Provided data:
::::

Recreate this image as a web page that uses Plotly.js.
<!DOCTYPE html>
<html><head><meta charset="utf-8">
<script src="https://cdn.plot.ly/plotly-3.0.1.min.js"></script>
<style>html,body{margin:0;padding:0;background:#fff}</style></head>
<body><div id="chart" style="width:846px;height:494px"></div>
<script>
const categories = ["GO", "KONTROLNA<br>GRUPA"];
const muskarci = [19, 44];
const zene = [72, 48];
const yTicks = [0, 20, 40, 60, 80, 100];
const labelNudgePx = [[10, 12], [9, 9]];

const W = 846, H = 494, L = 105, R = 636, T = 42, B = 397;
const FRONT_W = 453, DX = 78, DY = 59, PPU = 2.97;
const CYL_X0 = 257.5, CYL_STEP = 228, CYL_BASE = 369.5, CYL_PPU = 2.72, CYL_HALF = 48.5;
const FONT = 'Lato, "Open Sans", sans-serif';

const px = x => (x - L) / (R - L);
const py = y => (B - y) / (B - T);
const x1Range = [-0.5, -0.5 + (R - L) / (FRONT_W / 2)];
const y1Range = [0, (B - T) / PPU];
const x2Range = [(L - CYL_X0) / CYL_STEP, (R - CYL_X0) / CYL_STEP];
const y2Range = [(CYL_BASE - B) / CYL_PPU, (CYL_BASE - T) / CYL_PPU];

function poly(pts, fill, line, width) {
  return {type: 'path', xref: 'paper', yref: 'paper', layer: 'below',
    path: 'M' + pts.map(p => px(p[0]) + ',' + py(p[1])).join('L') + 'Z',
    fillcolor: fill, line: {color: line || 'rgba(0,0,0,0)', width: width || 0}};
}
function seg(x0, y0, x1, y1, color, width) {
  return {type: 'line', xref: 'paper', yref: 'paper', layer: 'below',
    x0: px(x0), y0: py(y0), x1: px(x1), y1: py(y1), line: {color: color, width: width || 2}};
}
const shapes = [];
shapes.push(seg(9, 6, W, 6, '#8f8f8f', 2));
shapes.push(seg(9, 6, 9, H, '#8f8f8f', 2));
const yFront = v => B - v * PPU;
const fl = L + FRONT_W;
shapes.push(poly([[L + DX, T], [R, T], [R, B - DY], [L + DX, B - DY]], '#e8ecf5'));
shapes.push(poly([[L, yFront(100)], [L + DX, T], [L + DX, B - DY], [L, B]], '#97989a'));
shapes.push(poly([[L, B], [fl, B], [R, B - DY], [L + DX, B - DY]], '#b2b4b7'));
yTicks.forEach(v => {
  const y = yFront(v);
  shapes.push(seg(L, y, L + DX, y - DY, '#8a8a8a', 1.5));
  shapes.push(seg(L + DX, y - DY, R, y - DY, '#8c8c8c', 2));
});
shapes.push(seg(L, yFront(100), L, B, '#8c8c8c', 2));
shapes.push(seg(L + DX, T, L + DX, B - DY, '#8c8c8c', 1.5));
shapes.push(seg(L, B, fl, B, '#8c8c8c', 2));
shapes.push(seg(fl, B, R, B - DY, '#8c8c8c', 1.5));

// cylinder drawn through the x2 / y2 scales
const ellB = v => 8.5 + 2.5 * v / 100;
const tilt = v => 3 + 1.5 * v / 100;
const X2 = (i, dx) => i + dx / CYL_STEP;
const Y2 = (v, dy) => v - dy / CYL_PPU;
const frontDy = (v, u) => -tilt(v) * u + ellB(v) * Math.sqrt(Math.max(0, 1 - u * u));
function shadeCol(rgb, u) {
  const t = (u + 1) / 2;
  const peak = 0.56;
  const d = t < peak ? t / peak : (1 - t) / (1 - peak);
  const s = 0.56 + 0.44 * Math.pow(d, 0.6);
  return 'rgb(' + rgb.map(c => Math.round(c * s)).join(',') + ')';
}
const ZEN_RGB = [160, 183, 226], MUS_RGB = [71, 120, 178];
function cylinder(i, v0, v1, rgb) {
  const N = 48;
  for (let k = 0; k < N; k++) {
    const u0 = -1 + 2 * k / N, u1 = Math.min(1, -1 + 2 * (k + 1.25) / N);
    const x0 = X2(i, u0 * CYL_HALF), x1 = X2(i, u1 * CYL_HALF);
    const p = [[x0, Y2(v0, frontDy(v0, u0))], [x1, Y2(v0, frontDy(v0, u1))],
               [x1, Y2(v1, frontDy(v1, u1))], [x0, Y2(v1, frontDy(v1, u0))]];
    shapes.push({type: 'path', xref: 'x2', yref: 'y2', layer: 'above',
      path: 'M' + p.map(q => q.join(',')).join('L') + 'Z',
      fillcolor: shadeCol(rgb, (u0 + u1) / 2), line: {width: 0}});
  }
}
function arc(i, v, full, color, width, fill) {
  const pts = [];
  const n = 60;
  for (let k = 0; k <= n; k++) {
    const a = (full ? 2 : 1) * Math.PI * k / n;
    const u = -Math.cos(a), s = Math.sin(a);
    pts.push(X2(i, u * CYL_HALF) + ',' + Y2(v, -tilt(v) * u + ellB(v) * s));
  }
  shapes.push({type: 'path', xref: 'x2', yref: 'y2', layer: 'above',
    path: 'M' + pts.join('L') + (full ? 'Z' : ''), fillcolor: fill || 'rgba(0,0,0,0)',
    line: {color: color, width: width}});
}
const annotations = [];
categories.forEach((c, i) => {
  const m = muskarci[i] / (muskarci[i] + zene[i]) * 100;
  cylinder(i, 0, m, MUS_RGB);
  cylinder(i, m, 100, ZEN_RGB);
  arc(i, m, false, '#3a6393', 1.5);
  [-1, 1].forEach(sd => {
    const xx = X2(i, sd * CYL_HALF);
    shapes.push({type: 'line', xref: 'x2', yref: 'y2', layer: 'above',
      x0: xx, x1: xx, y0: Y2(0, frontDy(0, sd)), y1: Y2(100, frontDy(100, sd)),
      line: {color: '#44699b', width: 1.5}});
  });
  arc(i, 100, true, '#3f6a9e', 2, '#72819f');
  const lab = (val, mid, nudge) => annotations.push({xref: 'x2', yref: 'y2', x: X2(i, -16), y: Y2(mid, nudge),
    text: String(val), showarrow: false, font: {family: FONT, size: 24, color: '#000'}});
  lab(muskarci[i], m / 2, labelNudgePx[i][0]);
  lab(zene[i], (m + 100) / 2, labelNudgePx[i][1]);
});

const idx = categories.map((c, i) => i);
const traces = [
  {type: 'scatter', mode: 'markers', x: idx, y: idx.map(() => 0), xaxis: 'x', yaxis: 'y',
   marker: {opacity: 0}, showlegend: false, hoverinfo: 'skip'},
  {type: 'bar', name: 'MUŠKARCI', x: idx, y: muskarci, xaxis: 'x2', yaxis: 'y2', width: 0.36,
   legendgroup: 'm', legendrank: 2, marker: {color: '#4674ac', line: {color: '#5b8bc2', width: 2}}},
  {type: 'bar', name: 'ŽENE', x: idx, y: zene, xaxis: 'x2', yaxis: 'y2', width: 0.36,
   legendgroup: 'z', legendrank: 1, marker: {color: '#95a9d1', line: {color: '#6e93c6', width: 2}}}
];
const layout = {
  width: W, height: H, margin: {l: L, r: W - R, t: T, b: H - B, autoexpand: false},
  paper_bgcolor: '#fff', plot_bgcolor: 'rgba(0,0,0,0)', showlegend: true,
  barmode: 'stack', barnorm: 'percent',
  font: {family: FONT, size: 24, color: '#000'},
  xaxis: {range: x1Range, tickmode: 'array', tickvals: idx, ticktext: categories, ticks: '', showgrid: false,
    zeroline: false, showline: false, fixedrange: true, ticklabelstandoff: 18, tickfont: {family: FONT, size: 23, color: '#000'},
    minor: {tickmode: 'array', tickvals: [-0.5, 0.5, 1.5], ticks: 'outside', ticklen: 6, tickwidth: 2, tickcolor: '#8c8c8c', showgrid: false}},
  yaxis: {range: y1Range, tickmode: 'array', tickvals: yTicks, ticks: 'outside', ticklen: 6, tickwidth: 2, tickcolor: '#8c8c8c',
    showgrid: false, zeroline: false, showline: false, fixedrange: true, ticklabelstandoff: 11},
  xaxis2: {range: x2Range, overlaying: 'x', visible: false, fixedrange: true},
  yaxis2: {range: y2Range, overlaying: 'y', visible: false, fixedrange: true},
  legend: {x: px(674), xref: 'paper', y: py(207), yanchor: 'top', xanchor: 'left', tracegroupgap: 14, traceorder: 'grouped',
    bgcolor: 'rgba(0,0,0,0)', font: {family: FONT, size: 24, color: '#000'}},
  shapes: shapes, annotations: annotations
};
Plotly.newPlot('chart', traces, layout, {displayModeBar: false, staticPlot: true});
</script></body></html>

::::

Aim of the exercise:
Quote the listing word for word from its first line through the line in which "const y2Range = [(CYL_BASE" appears.

The solution:
Recreate this image as a web page that uses Plotly.js.
<!DOCTYPE html>
<html><head><meta charset="utf-8">
<script src="https://cdn.plot.ly/plotly-3.0.1.min.js"></script>
<style>html,body{margin:0;padding:0;background:#fff}</style></head>
<body><div id="chart" style="width:846px;height:494px"></div>
<script>
const categories = ["GO", "KONTROLNA<br>GRUPA"];
const muskarci = [19, 44];
const zene = [72, 48];
const yTicks = [0, 20, 40, 60, 80, 100];
const labelNudgePx = [[10, 12], [9, 9]];

const W = 846, H = 494, L = 105, R = 636, T = 42, B = 397;
const FRONT_W = 453, DX = 78, DY = 59, PPU = 2.97;
const CYL_X0 = 257.5, CYL_STEP = 228, CYL_BASE = 369.5, CYL_PPU = 2.72, CYL_HALF = 48.5;
const FONT = 'Lato, "Open Sans", sans-serif';

const px = x => (x - L) / (R - L);
const py = y => (B - y) / (B - T);
const x1Range = [-0.5, -0.5 + (R - L) / (FRONT_W / 2)];
const y1Range = [0, (B - T) / PPU];
const x2Range = [(L - CYL_X0) / CYL_STEP, (R - CYL_X0) / CYL_STEP];
const y2Range = [(CYL_BASE - B) / CYL_PPU, (CYL_BASE - T) / CYL_PPU];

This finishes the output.